* Raw data

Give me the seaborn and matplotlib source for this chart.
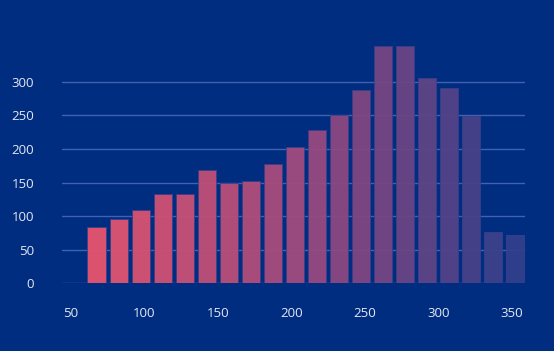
import numpy as np
import pandas as pd
import matplotlib
matplotlib.use("Agg")
import matplotlib.pyplot as plt
from matplotlib.colors import LinearSegmentedColormap, to_hex
import seaborn as sns

# bin centres (15-wide bins) and counts
bin_centers = [67.5, 82.5, 97.5, 112.5, 127.5, 142.5, 157.5, 172.5, 187.5, 202.5,
               217.5, 232.5, 247.5, 262.5, 277.5, 292.5, 307.5, 322.5, 337.5, 352.5]
counts = [84, 95, 109, 133, 133, 168, 150, 153, 177, 203,
          228, 250, 288, 353, 353, 306, 290, 249, 76, 72]
x_ticks = [50, 100, 150, 200, 250, 300, 350]
y_ticks = [0, 50, 100, 150, 200, 250, 300]

bg = "#002d80"
text_col = "#e4e8f3"

df = pd.DataFrame({"x": bin_centers, "count": counts})

# pink -> purple -> blue gradient across the bars
cmap = LinearSegmentedColormap.from_list("grad", ["#e5546f", "#9b4a7e", "#323f8c"])
palette = [to_hex(cmap(i / (len(counts) - 1))) for i in range(len(counts))]

sns.set_style("white")
plt.rcParams["font.family"] = ["Open Sans", "DejaVu Sans"]

fig = plt.figure(figsize=(5.54, 3.51), dpi=100)
fig.patch.set_facecolor(bg)
ax = fig.add_axes([0.1119, 0.1929, 0.8357, 0.689])
ax.set_facecolor(bg)

sns.barplot(data=df, x="x", y="count", hue="x", palette=palette, native_scale=True,
            width=0.82, saturation=1, legend=False, ax=ax, edgecolor="#3a3f8a",
            linewidth=0.6, alpha=0.96, zorder=2)

ax.set_xlim(44, 359)
ax.set_ylim(0, 360)
ax.set_xticks(x_ticks)
ax.set_yticks(y_ticks)
ax.yaxis.grid(True, color="#3f62b2", linewidth=1.0, zorder=1)
ax.set_axisbelow(True)
for s in ax.spines.values():
    s.set_visible(False)
ax.tick_params(axis="both", length=0, colors=text_col, labelsize=9.5)
ax.tick_params(axis="x", pad=17)
ax.tick_params(axis="y", pad=20)
ax.set_xlabel("")
ax.set_ylabel("")

fig.savefig("out.png", dpi=100, facecolor=bg)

* Problem description
Filter out every line that lacks the word "seaborn", and copy the rest.

* Solution for this exercise
Give me the seaborn and matplotlib source for this chart.
import seaborn as sns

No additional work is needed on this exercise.